- Born: July 11, 1860 Phenix, Rhode Island, U.S.
- Died: August 25, 1949 (aged 89) Providence, Rhode Island, U.S.
- Resting place: Greenwood Cemetery, West Warwick, Rhode Island
- Education: Rhode Island School of Design

= Arthur S. Douglas =

American painter (1860–1949)

Arthur S. Douglas (July 1, 1860 – August 25, 1949) was an American landscape painter and printmaker and one of the earliest students at Rhode Island School of Design.

==Biography==
Douglas was son of James and Mary Douglas. He was born on July 11, 1860, in Phenix, Rhode Island.

At the age of eighteen, Arthur enrolled in the new art school being founded by a member of a prominent Rhode Island family, Helen Adelia Rowe Metcalf. Mrs. Metcalf belonged to the Centennial Women, a group formed to raise funds for Rhode Island's exhibit at the Centennial Exposition in 1876. The group had $1,675 remaining after the event. Inspired by foreign exhibits on design and interior decorating Metcalf persuaded the group to donate the money to found what would become the Rhode Island School of Design. Metcalf directed the school until her death in 1895. Her daughter, Eliza Greene Metcalf Radeke, then took over until her death in 1931. Even in its infancy RISD was a creative watershed for emerging artists, design students and art collectors.

At the age of 18, Arthur Douglas enrolled in the first school term and is listed on the school registry as a day student, number # 68. During the eight terms Douglas spent at RISD, he was often used as a pupil instructor in lieu of student tuition, which was twenty dollars per term for days and six dollars per term for evenings.

While attending RISD, Douglas exhibited with the newly formed Providence Art Club at their first exhibit held April 7 – May 7, 1881, and sold his painting Head of Fighting Gladiator for $40. At the 2nd Providence Art Club exhibition held November 15 – December 20, 1881, he sold: Sunset at Rocky Point for $15 and Old Wreck at Narragansett Pier for $10.

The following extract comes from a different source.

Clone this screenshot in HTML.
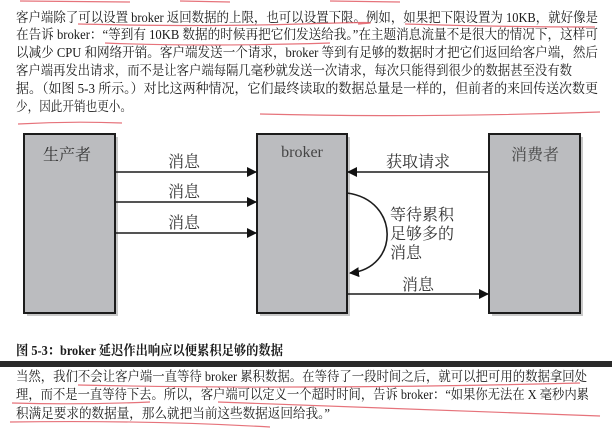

Among the contributors to this Providence Art Club exhibition were such notables as Sydney Richmond Burleigh, an outstanding water colorist of that era (Douglas is mentioned in Sydney Burleigh's Art Club Scrapbook). Charles Walter Stetson, a famous etcher, as well as W. Woodward and Edward Bannister. After reviewing this exhibition, artist George Whitaker wrote in the December 3, 1881, issue of the Providence Journal, that "Arthur Douglas of the Rhode Island School of Design showed meritorious work".

Upon graduation from RISD, Douglas traveled in Europe as a companion to a wealthy person. While in Yorkshire, UK, he painted landscapes and seascapes of the North Sea Coast; three water colors are East Cliffs, Whitby (Auctioned at Christie's Fine Art Auction May 22, 1991, lot 99), Off of Whitby Harbor (Auctioned at Sloan and Company Fine Art Auction September 15, 1991, lot 2282) and Castle Hill, Scarborough (Auctioned at Sloan and Company Fine Art Auction October 26, 1991, lot 1718).

During the years of 1890 through 1894, Douglas established an engraving company in Phenix, RI - Arthur S. Douglas and Company.

At some point, Douglas opened his own studio in the Lapham Building, Providence and thereafter moved to College Street, where he continued painting and teaching. In 1918 he exhibited 2 paintings with the Society of Independent Artists, #215 Brook, #216 A Day in June.

Later he established studio in his home on Sackett Street, where he did commissioned portraits. He developed cancer of the esophagus. The last three years of his life were spent in a nursing home on Blackstone Street in Providence. By this time indigent, unable to speak, and taking medication to ease his pain, he continued to paint and give lessons in brush techniques, color mixing, spacing and balancing of a painting's subject matter. Arthur Douglas died on August 25, 1949, at the age of 89 in Providence, Rhode Island. He was interred in Greenwood Cemetery, West Warwick, Rhode Island.

The 27 works of this Arthur Douglas Collection were exhibited at the Providence Water Color Club on May 18 through the 25th, 1968, at 6 Thomas Street, formerly Angell's Lane. This collection is a visual testimony of a dedicated Rhode Island artist who was one of the first to graduates of the Rhode Island School of Design.